▸ **Exercise brief**:
Take the lines from the top down to and including the one with "import plotly.graph_objects as go" and repeat them exactly. Omit images.
================================
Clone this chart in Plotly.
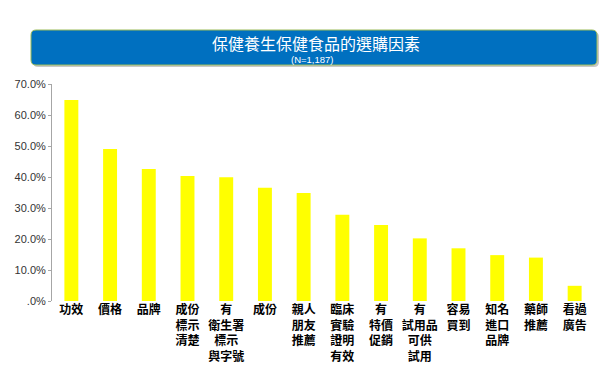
import plotly.graph_objects as go

categories = [
    "功效", "價格", "品牌", "成份<br>標示<br>清楚", "有<br>衛生署<br>標示<br>與字號",
    "成份", "親人<br>朋友<br>推薦", "臨床<br>實驗<br>證明<br>有效", "有<br>特價<br>促銷",
    "有<br>試用品<br>可供<br>試用", "容易<br>買到", "知名<br>進口<br>品牌", "藥師<br>推薦", "看過<br>廣告",
]
values = [64.8, 49.0, 42.6, 40.3, 39.9, 36.5, 34.8, 27.8, 24.5, 20.2, 17.0, 14.8, 14.0, 4.9]
tick_vals = [0, 10, 20, 30, 40, 50, 60, 70]
tick_text = [".0%", "10.0%", "20.0%", "30.0%", "40.0%", "50.0%", "60.0%", "70.0%"]
title_text = "保健養生保健食品的選購因素"
subtitle_text = "(N=1,187)"

W, H = 613, 385
L, R, T, B = 52, 19, 84, 84
PW, PH = W - L - R, H - T - B

def px(x):
    return (x - L) / PW

def py(y):
    return (H - B - y) / PH

def rounded(x0, y0, x1, y1, r):
    return (
        f"M {px(x0 + r)} {py(y0)} L {px(x1 - r)} {py(y0)} "
        f"Q {px(x1)} {py(y0)} {px(x1)} {py(y0 + r)} "
        f"L {px(x1)} {py(y1 - r)} Q {px(x1)} {py(y1)} {px(x1 - r)} {py(y1)} "
        f"L {px(x0 + r)} {py(y1)} Q {px(x0)} {py(y1)} {px(x0)} {py(y1 - r)} "
        f"L {px(x0)} {py(y0 + r)} Q {px(x0)} {py(y0)} {px(x0 + r)} {py(y0)} Z"
    )

fig = go.Figure(go.Bar(
    x=categories, y=values, marker=dict(color="#FFFF00", line=dict(width=0)),
    hoverinfo="x+y",
))

fig.update_layout(
    width=W, height=H,
    margin=dict(l=L, r=R, t=T, b=B),
    paper_bgcolor="white", plot_bgcolor="white",
    bargap=0.64, showlegend=False,
    xaxis=dict(
        showline=False, showgrid=False, zeroline=False, ticks="",
        tickfont=dict(family="Noto Sans CJK TC", size=12, color="black", weight="bold"),
        tickangle=0,
    ),
    yaxis=dict(
        range=[0, 70], tickvals=tick_vals, ticktext=tick_text,
        showgrid=False, zeroline=False, showline=True, linecolor="#A6A6A6", linewidth=1,
        ticks="outside", ticklen=3, tickcolor="#A6A6A6",
        tickfont=dict(family="Arial", size=11, color="#333333"),
    ),
    shapes=[
        dict(type="path", xref="paper", yref="paper",
             path=rounded(33, 32, 599, 67, 5), fillcolor="#C8C8C8", line=dict(width=0), layer="above"),
        dict(type="path", xref="paper", yref="paper",
             path=rounded(31, 30, 597, 65, 5), fillcolor="#0070C0",
             line=dict(color="#9BBB59", width=1), layer="above"),
    ],
    annotations=[
        dict(text=title_text, xref="paper", yref="paper", x=px(316), y=py(42.5),
             xanchor="center", yanchor="middle", showarrow=False,
             font=dict(family="Noto Sans CJK TC", size=16, color="white")),
        dict(text=subtitle_text, xref="paper", yref="paper", x=px(312), y=py(59.5),
             xanchor="center", yanchor="middle", showarrow=False,
             font=dict(family="Arial", size=9.5, color="white")),
    ],
)

fig.write_html("out.html", config={"displayModeBar": False},
               post_script="document.body.style.margin='0';document.body.style.padding='0';")
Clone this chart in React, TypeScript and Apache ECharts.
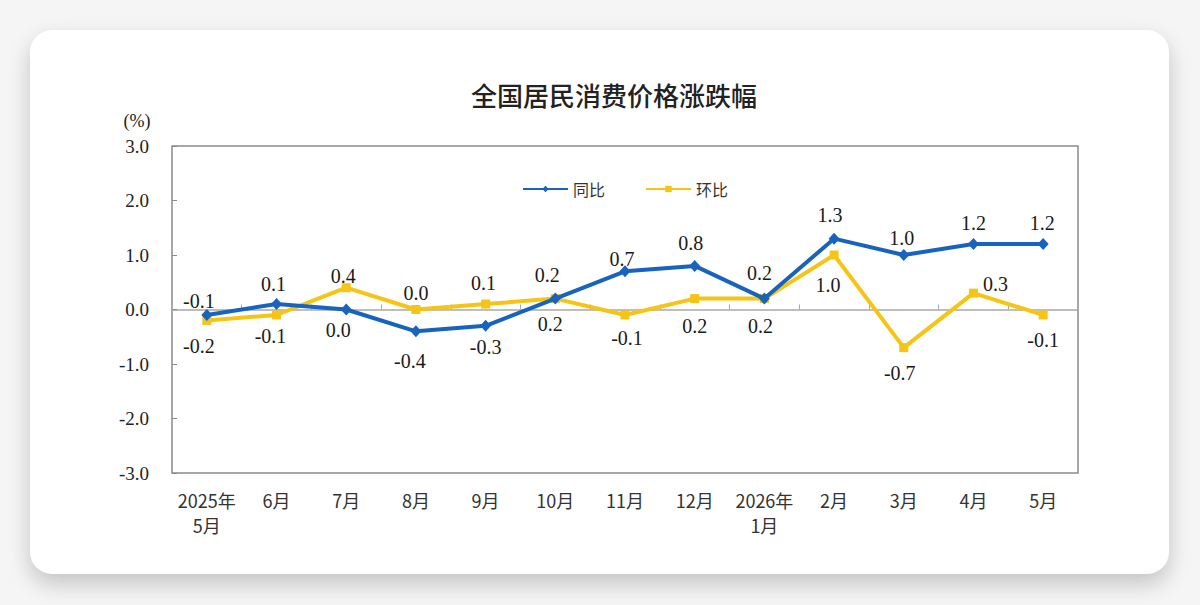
import React, { useEffect, useRef } from "react";
import * as echarts from "echarts";

// Months shown on the category axis
const months = [
  "2025年\n5月", "6月", "7月", "8月", "9月", "10月", "11月", "12月",
  "2026年\n1月", "2月", "3月", "4月", "5月",
];

// Year-on-year change (%)
const yoyValues = [-0.1, 0.1, 0.0, -0.4, -0.3, 0.2, 0.7, 0.8, 0.2, 1.3, 1.0, 1.2, 1.2];

// Month-on-month change (%)
const momValues = [-0.2, -0.1, 0.4, 0.0, 0.1, 0.2, -0.1, 0.2, 0.2, 1.0, -0.7, 0.3, -0.1];

// Y axis range
const yMin = -3;
const yMax = 3;
const yStep = 1;

// Per-point label offsets (px from marker centre) to keep the labels apart
const yoyLabelOffsets: [number, number][] = [
  [-8, -14], [-3, -20], [-8, 20], [-6, 30], [0, 21], [-8, -24], [-3, -12],
  [-4, -23], [-5, -26], [-4, -24], [-2, -17], [0, -21], [-1, -21],
];
const momLabelOffsets: [number, number][] = [
  [-8, 26], [-6, 21], [-3, -12], [0, -17], [-2, -21], [-5, 25], [2, 23],
  [0, 27], [-4, 27], [-6, 30], [-4, 25], [22, -9], [0, 25],
];

const BLUE = "#1763bd";
const YELLOW = "#f6c414";
const SERIF = "'Liberation Serif', 'Times New Roman', serif";
const CJK = "'Noto Sans CJK SC', 'Noto Sans', sans-serif";

function withLabels(values: number[], offsets: [number, number][]) {
  return values.map((v, i) => ({
    value: v,
    label: {
      show: true,
      position: "inside",
      offset: offsets[i],
      formatter: () => v.toFixed(1),
    },
  }));
}

export default function App() {
  const ref = useRef<HTMLDivElement>(null);

  useEffect(() => {
    if (!ref.current) return;
    const chart = echarts.init(ref.current, undefined, { renderer: "svg" });
    const labelStyle = {
      color: "#1a1a1a",
      fontFamily: SERIF,
      fontSize: 20,
      align: "center",
      verticalAlign: "middle",
    };
    chart.setOption({
      animation: false,
      title: {
        text: "全国居民消费价格涨跌幅",
        left: 466,
        top: 76,
        textStyle: {
          fontFamily: CJK,
          fontSize: 26,
          fontWeight: 500,
          color: "#222",
        },
      },
      graphic: [
        {
          type: "text",
          x: 137,
          y: 121,
          style: {
            text: "(%)",
            font: `18px ${SERIF}`,
            fill: "#222",
            align: "center",
            verticalAlign: "middle",
          },
        },
      ],
      legend: {
        left: 517,
        top: 176,
        itemWidth: 45,
        itemHeight: 8,
        itemGap: 40,
        textStyle: { fontFamily: CJK, fontSize: 16, color: "#333" },
        data: ["同比", "环比"],
      },
      grid: {
        left: 172,
        top: 146,
        width: 906,
        height: 327,
        show: true,
        borderColor: "#8a8a8a",
        borderWidth: 1.5,
        backgroundColor: "transparent",
      },
      xAxis: [
        {
          type: "category",
          data: months,
          position: "bottom",
          axisLine: { show: false, onZero: false },
          axisTick: { show: false },
          axisLabel: {
            interval: 0,
            margin: 14,
            fontFamily: CJK,
            fontSize: 18,
            lineHeight: 25,
            color: "#333",
            align: "center",
          },
          splitLine: { show: false },
        },
        {
          type: "category",
          data: months,
          position: "bottom",
          axisLine: { show: true, onZero: true, lineStyle: { color: "#a8a8a8", width: 1.5 } },
          axisTick: { show: true, inside: true, length: 5, lineStyle: { color: "#a8a8a8" } },
          axisLabel: { show: false },
          splitLine: { show: false },
        },
      ],
      yAxis: {
        type: "value",
        min: yMin,
        max: yMax,
        interval: yStep,
        axisLine: { show: false },
        axisTick: { show: true, inside: true, length: 5, lineStyle: { color: "#8a8a8a" } },
        splitLine: { show: false },
        axisLabel: {
          margin: 23,
          fontFamily: SERIF,
          fontSize: 19,
          color: "#222",
          formatter: (v: number) => v.toFixed(1),
        },
      },
      series: [
        {
          name: "同比",
          type: "line",
          xAxisIndex: 0,
          data: withLabels(yoyValues, yoyLabelOffsets),
          symbol: "diamond",
          symbolSize: [11, 12],
          itemStyle: { color: BLUE },
          lineStyle: { color: BLUE, width: 4 },
          label: labelStyle,
          z: 3,
        },
        {
          name: "环比",
          type: "line",
          xAxisIndex: 0,
          data: withLabels(momValues, momLabelOffsets),
          symbol: "rect",
          symbolSize: 9,
          itemStyle: { color: YELLOW },
          lineStyle: { color: YELLOW, width: 4 },
          label: labelStyle,
          z: 2,
        },
      ],
    });
    return () => chart.dispose();
  }, []);

  return (
    <div
      style={{
        position: "fixed",
        left: 0,
        top: 0,
        width: 1200,
        height: 605,
        background: "#f5f5f5",
        overflow: "hidden",
      }}
    >
      <div
        style={{
          position: "absolute",
          left: 30,
          top: 30,
          width: 1139,
          height: 544,
          background: "#ffffff",
          borderRadius: 22,
          boxShadow: "0 10px 22px rgba(0,0,0,0.20)",
        }}
      />
      <div
        ref={ref}
        style={{ position: "absolute", left: 0, top: 0, width: 1200, height: 605 }}
      />
    </div>
  );
}
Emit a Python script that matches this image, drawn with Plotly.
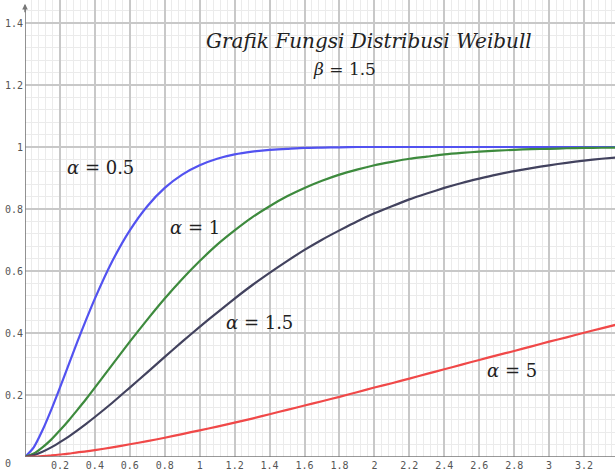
================================
▸ **Solution to this task**:
Clone this chart in Plotly.
import plotly.graph_objects as go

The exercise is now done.